La photo d’Aylan était dans tous les esprits au moment de la deuxième table ronde, « Des mots et des images pour le dire ». « Cette photo n’a pas été publiée par sensationnalisme, a souligné avec force Mercedes Erra. Si elle a eu un tel impact, c’est parce qu’elle est un symbole humain extraordinaire, le visuel a une force que les mots n’ont pas toujours. On nous dit qu’il ne faut pas choquer, au contraire, on veut choquer ! La réflexion sont-ils migrants ou réfugiés est complètement déplacée, on parle d’êtres humains ». Une conviction que l’on retrouvait dans les propos de la photographe Marie Dorigny qui, joignant le geste à la parole, a brandi une « Une » que le quotidien Libération avait faite sur le conflit en Afghanistan il y a quelques années. « Aujourd’hui, 60 millions de personnes à travers le monde fuient la pauvreté, la faim ou la guerre, ce qui m’inquiète, c’est que le sujet retombe dans l’oubli dans trois mois ». « Pour qu’il n’y ait pas de lassitude, nous devons réfléchir aux histoires que l’on choisit de raconter, nous sommes des lanceurs d’alertes », a estimé le photojournaliste de la migration Olivier Jobard.
La peur s’est insinuée dans notre espace public
Même parole sans détour pour la table ronde sur les peurs, « Peurs françaises : les comprendre, les surmonter ». Selon le journaliste Sylvain Bourmeau, la peur s’est insinuée dans notre espace public. « On dit que la colère est mauvaise conseillère, c’est encore plus vrai de la peur », lui a emboîté le pas le psychanalyste Gérard Miller. Un constat illustré concrètement par les témoignages du démographe François Héran, de la sociologue Dominique Schnapper, et du chef de la division des migrations internationales à l’OCDE, Jean-Christophe Dumont. « Il existe une perception complètement erronée selon laquelle l’étranger risque de nous prendre le peu que nous avons, il n’y a en effet aucune connexion entre la politique de protection sociale et les flux migratoires », a notamment indiqué François Héran. C’est là qu’un lieu comme le musée de l’Histoire de l’Immigration prend tout son sens. « L’ambition et la volonté de ce musée sont de faire progresser la connaissance », a poursuivi l’historien Benjamin Stora, président du Conseil d’orientation du musée.

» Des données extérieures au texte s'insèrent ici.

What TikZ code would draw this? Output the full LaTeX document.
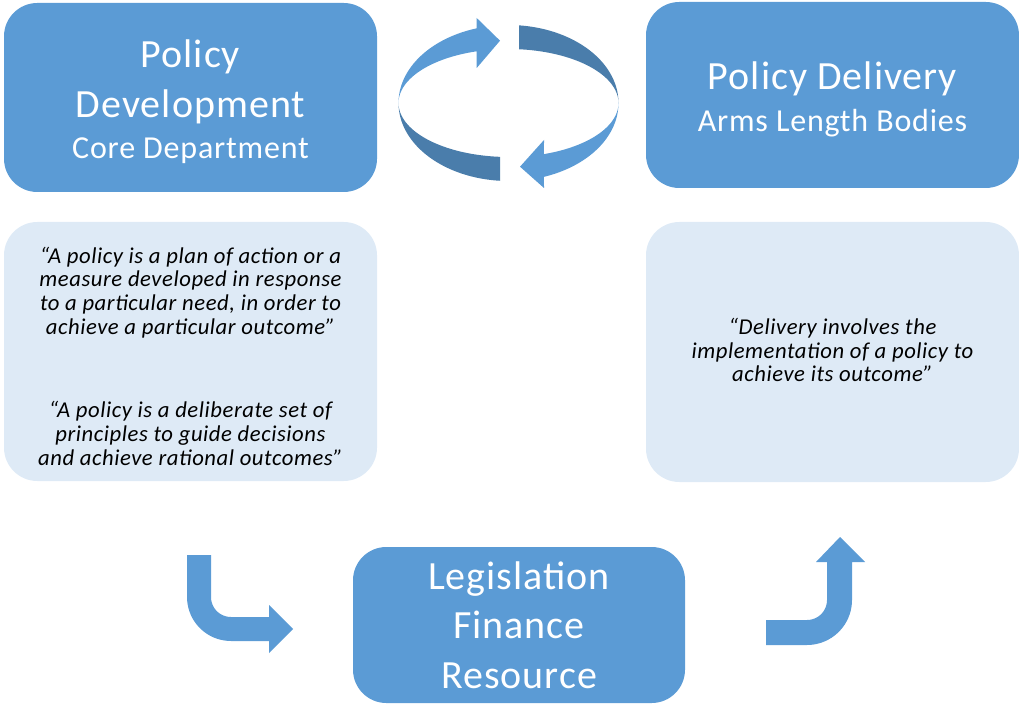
\documentclass[tikz,border=0pt]{standalone}
\usepackage{fontspec}
\setmainfont{Carlito}[LetterSpace=2.5]
\definecolor{boxblue}{HTML}{5B9BD5}
\definecolor{lightblue}{HTML}{DEEAF6}
\definecolor{ringdark}{HTML}{4A7DAB}
\begin{document}
\begin{tikzpicture}[x=0.75pt,y=-0.75pt,
  bigbox/.style={fill=boxblue, rounded corners=25pt, inner sep=0pt},
  quotebox/.style={fill=lightblue, rounded corners=25pt, inner sep=0pt},
  titletext/.style={text=white, align=center, inner sep=0pt, font=\fontsize{30}{37.5}\selectfont},
  quotetext/.style={align=center, inner sep=0pt, font=\fontsize{17}{17.8}\selectfont\itshape},
  ringlight/.style={fill=boxblue},
  ringshade/.style={fill=ringdark},
  bentarrow/.style={fill=boxblue}]
\useasboundingbox (0,0) rectangle (1019,705);

% boxes
\node[bigbox, minimum width=279.75pt, minimum height=141.75pt] (pd) at (190.5,97.5) {};
\node[titletext] (pdt) at (190.5,101.5)
  {Policy\\ Development\\[-6.75pt] {\fontsize{24}{30}\selectfont Core Department}};
\node[bigbox, minimum width=279.75pt, minimum height=139.5pt] (del) at (832.5,95) {};
\node[titletext] (delt) at (832.5,99)
  {Policy Delivery\\[-6pt] {\fontsize{24}{30}\selectfont Arms Length Bodies}};
\node[quotebox, minimum width=279.75pt, minimum height=194.25pt] (q1) at (190.5,351.5) {};
\node[quotetext] (q1t) at (190.5,356)
  {“A policy is a plan of action or a\\ measure developed in response\\ to a particular need, in order to\\ achieve a particular outcome”\\[44.6pt]
   “A policy is a deliberate set of\\ principles to guide decisions\\ and achieve rational outcomes”};
\node[quotebox, minimum width=279.75pt, minimum height=195pt] (q2) at (832.5,352) {};
\node[quotetext] (q2t) at (832.5,350)
  {“Delivery involves the\\ implementation of a policy to\\ achieve its outcome”};
\node[bigbox, minimum width=249pt, minimum height=117pt] (leg) at (519,625) {};
\node[titletext, font=\fontsize{30}{37}\selectfont] (legt) at (519,625)
  {Legislation\\ Finance\\ Resource};

% circular arrows (ring between two ellipses)
\fill[ringlight] plot[domain=180:106.8, samples=50] ({508.5+110*cos(\x)},{103-78*sin(\x)})
  -- (476.7,18) -- (500,40.7) -- (476.7,68)
  -- plot[domain=106.8:180, samples=50] ({508.5+110*cos(\x)},{103-54*sin(\x)}) -- cycle;
\fill[ringshade] plot[domain=84.5:0, samples=50] ({508.5+110*cos(\x)},{103-78*sin(\x)})
  -- plot[domain=0:84.5, samples=50] ({508.5+110*cos(\x)},{103-54*sin(\x)}) -- cycle;
\fill[ringshade] plot[domain=180:265.6, samples=50] ({508.5+110*cos(\x)},{103-78*sin(\x)})
  -- plot[domain=265.6:180, samples=50] ({508.5+110*cos(\x)},{103-54*sin(\x)}) -- cycle;
\fill[ringlight] plot[domain=0:-71.2, samples=50] ({508.5+110*cos(\x)},{103-78*sin(\x)})
  -- (544,188) -- (520,166.7) -- (544,140)
  -- plot[domain=-71.2:0, samples=50] ({508.5+110*cos(\x)},{103-54*sin(\x)}) -- cycle;

% bent arrows
\fill[bentarrow] (187,555) -- (211,555) -- (211,597)
  -- plot[domain=180:90, samples=20] ({231+20*cos(\x)},{597+20*sin(\x)})
  -- (269,617) -- (269,605) -- (293,629) -- (269,653) -- (269,641)
  -- plot[domain=90:180, samples=20] ({231+44*cos(\x)},{597+44*sin(\x)})
  -- cycle;
\fill[bentarrow] (766,620) -- (807,620)
  -- plot[domain=90:0, samples=20] ({807+20*cos(\x)},{600+20*sin(\x)})
  -- (827,562) -- (816,562) -- (840,537) -- (865,562) -- (852,562)
  -- plot[domain=0:90, samples=20] ({807+45*cos(\x)},{600+45*sin(\x)})
  -- (766,645) -- cycle;
\end{tikzpicture}
\end{document}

Tout est immigration, la notion même d’humanité n’est faite que de rencontres
Le joyeux « happening » des élèves du Conservatoire national supérieur d’art dramatique faisant irruption dans la salle avant la tenue de la dernière table ronde, « Le regard des artistes et des créateurs », avait donné le ton : place à l’optimisme. C’est Radu Mihaileanu, le réalisateur de Va, vis et deviens évoquant ses liens de grande proximité avec la France à travers son père traducteur d’œuvres françaises, c’est Abderrahmane Sissako, le réalisateur de Timbuktu, prononçant une phrase magique, « tout est immigration, la notion même d’humanité n’est faite que de rencontres », c’est Fanny Bouyagui, artiste plasticienne, parlant de sa rencontre avec des réfugiés africains, se rappelant qu’ils lui disaient « bienvenue ! » alors même qu’ils étaient dans le plus complet dénuement d’où le titre de son exposition Soyez les bienvenus, c’est Lina Prosa qui dit la force du théâtre à travers le langage et le travail sur le corps. Des témoignages comme autant d’illustrations sensibles du discours de Fleur Pellerin. « La France n’est jamais aussi belle que lorsqu’elle se mobilise autour de ses valeurs. Il n’y a pas de réponses univoques à la crise que nous vivons, la culture a le pouvoir mais aussi l’obligation morale d’apporter des réponses, elle nous sort de nous-mêmes, nous permet de nous mettre à la place de l’autre. La grandeur de la France, c’est d’avoir accueilli des grands artistes et des réfugiés anonymes ».